Monday, January 29, 2018

Yesterday and Today

Yesterday we watched a bunch of shows like Steven Universe and Burn Notice and took some stuff down to the consignment shop. I had the *bright* idea of getting a styrofoam head and spraypainting it to make it look cool to display hats on. I never imagined that it would make the styrofoam dissolve. It virtually melted and yeah...not great.

School was good. I went to say hi to my coworker in her new class and she was so unhappy that it was oozing from her pores. I felt so bad for her, but not to the point of volunteering to take her place. Should I have? I think that I perhaps should, but I don't have a direct incentive to do so and it doesn't feel 'right' to change classrooms again like I did last year, which was not my choice directly but very much turned out to be a positive for me.

Maybe I am subconsciously thinking that it will be advantageous for her in some unforeseen ways after she gets over the annoyance and discombobulation of being uprooted from her comfort zone. But that's not something I can know or should have any right to decide. The truth is that I think I am doing well in this class, as in helping kids every day, but also I think a lot of people would be very capable of doing my job.

It's so weird to me that I got paid so little at Fright Made (and other minimum wage jobs) when I worked so hard and did exceptionally well at customer service. Now I think of the students as my customers (not literally) and try to go above and beyond for them whenever I can. The difficult thing with education is that they need to want to learn to make it happen.

I found the kids in the SMART program were more eager to learn than most of these kids, but then again, those were the kids who were doing extra reading voluntarily. When one is working with kids who have behavior issues and learning disabilities it's really important to be able to present lessons and material in different and interesting (fun if possible) ways, and I don't know how to do that necessarily.

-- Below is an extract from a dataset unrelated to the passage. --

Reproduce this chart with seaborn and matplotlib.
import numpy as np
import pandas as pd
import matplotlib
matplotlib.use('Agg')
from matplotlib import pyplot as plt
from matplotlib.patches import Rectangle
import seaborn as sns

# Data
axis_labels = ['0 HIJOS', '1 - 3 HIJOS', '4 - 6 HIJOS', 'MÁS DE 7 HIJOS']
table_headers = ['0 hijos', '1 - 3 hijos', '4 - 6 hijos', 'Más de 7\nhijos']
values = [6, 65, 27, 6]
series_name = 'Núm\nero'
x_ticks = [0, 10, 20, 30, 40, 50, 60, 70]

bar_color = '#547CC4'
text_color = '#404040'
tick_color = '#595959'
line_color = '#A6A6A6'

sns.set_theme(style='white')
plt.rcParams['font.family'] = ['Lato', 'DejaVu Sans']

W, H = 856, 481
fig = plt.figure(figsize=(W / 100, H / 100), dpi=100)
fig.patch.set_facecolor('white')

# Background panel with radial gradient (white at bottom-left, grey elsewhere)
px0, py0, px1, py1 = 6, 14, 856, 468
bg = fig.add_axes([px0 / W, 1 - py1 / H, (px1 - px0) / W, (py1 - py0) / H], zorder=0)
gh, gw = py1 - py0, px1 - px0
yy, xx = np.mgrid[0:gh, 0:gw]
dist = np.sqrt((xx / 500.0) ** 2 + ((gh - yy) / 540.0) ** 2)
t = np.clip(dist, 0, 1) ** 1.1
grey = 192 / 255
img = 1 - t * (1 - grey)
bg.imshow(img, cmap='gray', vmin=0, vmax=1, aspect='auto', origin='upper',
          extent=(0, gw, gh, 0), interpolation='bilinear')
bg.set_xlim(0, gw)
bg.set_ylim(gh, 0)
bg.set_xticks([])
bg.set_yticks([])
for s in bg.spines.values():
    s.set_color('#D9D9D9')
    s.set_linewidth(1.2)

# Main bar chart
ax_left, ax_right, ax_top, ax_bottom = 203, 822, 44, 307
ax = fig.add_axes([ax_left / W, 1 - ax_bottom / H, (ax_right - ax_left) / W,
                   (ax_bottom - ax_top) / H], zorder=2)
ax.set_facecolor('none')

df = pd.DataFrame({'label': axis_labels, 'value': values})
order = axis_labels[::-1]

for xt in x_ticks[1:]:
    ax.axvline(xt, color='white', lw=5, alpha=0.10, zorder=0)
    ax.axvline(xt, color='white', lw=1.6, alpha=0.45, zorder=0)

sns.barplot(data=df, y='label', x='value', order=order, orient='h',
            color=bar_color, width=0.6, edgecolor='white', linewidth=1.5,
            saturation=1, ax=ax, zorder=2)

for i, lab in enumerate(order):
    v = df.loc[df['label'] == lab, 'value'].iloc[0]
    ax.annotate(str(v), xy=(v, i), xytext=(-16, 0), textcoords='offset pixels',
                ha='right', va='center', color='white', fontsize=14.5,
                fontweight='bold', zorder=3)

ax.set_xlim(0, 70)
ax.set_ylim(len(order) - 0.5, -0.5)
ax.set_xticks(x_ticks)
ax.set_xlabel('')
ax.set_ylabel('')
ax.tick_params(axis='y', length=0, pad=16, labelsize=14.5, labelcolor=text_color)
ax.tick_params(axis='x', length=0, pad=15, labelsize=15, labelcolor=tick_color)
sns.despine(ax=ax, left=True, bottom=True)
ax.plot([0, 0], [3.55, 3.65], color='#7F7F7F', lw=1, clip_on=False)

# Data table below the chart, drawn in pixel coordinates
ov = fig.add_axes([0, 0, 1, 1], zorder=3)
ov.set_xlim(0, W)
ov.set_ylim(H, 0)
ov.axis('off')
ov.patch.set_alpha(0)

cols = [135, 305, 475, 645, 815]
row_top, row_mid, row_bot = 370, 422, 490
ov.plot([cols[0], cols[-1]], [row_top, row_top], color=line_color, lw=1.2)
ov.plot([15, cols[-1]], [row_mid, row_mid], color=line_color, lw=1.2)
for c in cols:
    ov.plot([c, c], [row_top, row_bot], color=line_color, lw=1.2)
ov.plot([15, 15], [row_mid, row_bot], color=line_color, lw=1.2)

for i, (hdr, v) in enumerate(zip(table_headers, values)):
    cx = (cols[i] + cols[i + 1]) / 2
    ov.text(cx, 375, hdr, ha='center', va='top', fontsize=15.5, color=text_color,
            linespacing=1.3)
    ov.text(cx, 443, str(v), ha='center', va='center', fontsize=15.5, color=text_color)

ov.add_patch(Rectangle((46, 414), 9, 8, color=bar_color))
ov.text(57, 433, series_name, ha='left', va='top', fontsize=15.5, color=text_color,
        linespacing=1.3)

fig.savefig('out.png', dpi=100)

 I keep thinking someone is going to do some interactive teaching workshops for the groups I work with on innovative instruction ideas during one of those days they say kids are released early for teacher/education professional collaboration, but it hasn't happened yet. Could I start that?

You know, I hope I am making a little difference in someone's life because there are times like today when I feel like I am just helping a couple kids to do the bare minimum of busywork and I was more helpful some days at the drugstore when I found someone the correct vitamin and a coupon to add to it. I'm sure I did some things right today.

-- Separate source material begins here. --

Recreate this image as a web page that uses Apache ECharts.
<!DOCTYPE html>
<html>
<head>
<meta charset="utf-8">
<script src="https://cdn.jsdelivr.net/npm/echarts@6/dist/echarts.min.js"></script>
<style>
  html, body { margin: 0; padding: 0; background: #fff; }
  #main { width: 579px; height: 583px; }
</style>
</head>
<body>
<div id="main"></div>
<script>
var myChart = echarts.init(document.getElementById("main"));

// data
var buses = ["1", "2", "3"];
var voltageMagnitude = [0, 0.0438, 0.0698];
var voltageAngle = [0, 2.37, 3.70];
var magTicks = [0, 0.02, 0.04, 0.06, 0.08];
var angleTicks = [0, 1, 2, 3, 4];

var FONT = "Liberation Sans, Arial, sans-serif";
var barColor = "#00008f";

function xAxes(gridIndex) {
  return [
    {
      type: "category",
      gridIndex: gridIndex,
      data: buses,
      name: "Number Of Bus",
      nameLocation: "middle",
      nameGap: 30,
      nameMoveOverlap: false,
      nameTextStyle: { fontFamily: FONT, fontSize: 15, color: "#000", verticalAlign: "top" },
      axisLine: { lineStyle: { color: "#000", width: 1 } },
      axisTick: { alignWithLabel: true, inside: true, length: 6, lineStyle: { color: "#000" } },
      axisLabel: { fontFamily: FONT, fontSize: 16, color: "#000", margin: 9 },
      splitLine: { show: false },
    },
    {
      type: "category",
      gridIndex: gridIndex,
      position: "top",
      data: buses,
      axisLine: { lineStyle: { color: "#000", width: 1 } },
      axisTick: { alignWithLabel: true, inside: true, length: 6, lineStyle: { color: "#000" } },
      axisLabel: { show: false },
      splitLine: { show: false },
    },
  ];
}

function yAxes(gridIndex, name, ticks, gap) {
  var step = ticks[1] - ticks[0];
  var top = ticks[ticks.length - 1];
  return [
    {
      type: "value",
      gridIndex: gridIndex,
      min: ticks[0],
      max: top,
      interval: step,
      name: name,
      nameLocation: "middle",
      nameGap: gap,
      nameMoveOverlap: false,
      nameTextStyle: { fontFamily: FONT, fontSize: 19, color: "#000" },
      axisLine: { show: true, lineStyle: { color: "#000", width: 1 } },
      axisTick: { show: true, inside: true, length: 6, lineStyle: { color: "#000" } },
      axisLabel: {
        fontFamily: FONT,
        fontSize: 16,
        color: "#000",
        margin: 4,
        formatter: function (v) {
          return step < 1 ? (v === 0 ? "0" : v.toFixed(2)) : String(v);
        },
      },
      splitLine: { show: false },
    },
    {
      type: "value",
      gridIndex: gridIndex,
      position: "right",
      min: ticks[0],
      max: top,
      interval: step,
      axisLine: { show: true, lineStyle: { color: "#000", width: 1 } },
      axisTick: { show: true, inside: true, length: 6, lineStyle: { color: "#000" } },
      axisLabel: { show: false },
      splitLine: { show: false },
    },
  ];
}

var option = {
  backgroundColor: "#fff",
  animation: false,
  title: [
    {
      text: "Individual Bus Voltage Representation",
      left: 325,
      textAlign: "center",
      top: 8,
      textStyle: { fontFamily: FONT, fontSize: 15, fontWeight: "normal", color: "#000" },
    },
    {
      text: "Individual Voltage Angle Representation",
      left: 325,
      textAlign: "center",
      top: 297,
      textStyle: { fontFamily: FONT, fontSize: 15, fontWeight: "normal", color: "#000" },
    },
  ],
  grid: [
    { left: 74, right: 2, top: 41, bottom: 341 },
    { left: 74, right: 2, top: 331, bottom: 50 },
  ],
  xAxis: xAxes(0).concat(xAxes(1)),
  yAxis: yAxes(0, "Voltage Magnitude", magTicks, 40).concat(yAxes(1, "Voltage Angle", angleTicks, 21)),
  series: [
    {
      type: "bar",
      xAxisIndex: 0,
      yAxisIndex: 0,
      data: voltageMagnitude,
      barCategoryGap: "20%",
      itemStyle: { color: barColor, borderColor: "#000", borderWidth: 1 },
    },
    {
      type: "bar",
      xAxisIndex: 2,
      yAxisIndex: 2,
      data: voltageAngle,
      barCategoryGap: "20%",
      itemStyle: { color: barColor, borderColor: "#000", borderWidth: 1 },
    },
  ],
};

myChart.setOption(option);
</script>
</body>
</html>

 I know I did. I was just feeling frustrated that I haven't been working on my kids' book since November writing month and thinking that if I do this job forever that I never will write and illustrate it. But guess what? From what I have read, many authors also work as teachers and they write around their work hours and during the summer. What I really need to do this summer is that, instead of stressing about fussing around working at summer school ( I did it last year because I didn't get that I would get paychecks during the summer from the school year. I still don't totally get that. How does that work anyway? And why didn't they explain it to me in the HR meeting I went to after being hired?)
ANYWAY. Short term plan: sell more stuff at consignment place. Long-term plan: put more effort into your book and artwork because you don't want to be that person who had good ideas but never followed through on them. For inspiration, take a life drawing class or a watercolor class, or any art class because you aren't going to stay good, or get better if you don't. Love yourself, be kind to others and do your best. Make good choices. Peace.